(RECORDS FOR THE TASK)

______________________________

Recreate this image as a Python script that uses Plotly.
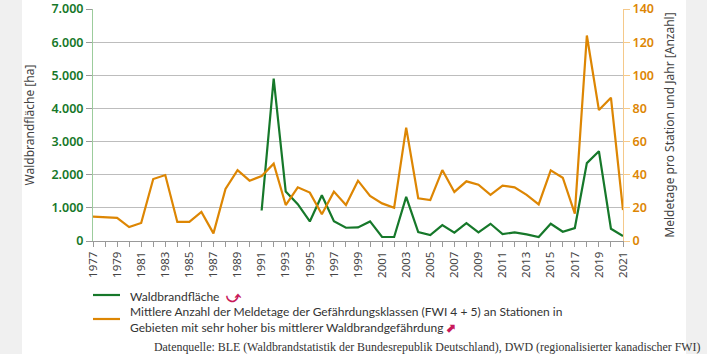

______________________________

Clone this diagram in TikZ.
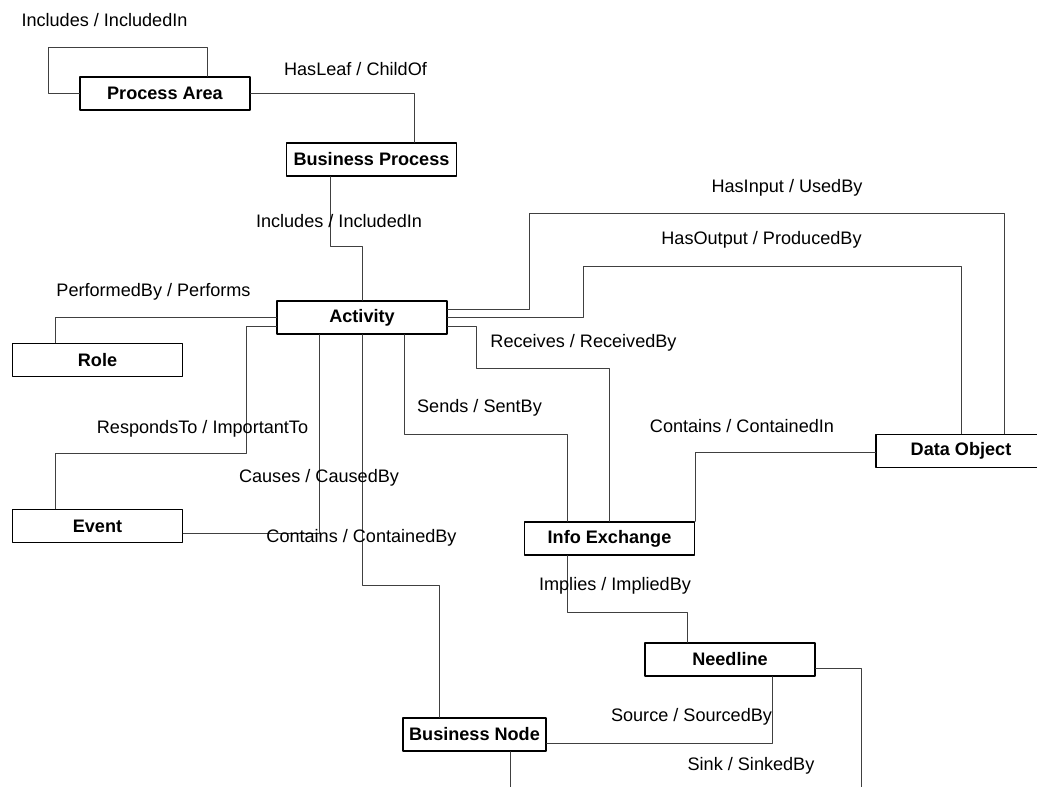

______________________________

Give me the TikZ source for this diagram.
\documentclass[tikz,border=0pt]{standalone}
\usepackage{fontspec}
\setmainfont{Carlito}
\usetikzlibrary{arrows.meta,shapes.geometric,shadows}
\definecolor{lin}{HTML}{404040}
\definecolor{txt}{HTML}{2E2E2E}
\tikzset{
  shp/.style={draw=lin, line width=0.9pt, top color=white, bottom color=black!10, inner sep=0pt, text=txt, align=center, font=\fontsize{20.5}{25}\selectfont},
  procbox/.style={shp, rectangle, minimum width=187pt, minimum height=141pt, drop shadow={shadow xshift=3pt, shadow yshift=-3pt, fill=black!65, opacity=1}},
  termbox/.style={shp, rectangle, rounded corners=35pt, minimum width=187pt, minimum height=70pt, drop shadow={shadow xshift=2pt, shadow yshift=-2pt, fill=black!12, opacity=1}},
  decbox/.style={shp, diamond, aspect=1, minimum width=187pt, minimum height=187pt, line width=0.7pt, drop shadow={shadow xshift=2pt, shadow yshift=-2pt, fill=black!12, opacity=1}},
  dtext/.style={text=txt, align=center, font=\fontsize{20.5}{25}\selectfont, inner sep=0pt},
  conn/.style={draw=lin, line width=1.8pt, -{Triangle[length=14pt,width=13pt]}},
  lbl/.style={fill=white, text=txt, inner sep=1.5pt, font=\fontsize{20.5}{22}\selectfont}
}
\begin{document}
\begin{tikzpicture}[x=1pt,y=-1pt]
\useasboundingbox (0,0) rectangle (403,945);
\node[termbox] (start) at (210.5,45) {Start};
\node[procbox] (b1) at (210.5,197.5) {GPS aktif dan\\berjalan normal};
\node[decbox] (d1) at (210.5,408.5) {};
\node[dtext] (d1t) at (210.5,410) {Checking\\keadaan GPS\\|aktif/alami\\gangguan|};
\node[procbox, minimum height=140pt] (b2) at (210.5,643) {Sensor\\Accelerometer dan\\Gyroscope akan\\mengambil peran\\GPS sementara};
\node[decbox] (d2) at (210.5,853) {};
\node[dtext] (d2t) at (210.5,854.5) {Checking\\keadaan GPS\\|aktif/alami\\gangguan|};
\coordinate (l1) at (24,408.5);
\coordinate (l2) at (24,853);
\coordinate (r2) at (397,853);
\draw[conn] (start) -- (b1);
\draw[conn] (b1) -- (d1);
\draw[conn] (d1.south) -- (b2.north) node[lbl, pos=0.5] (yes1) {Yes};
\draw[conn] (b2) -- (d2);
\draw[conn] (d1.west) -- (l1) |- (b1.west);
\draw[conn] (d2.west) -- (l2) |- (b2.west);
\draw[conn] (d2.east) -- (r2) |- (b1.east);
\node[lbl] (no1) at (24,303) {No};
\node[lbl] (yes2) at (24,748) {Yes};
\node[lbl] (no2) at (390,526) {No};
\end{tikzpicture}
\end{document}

______________________________

Isolate each line of the listing above that includes "diagram". Copy it.

Clone this diagram in TikZ.
Give me the TikZ source for this diagram.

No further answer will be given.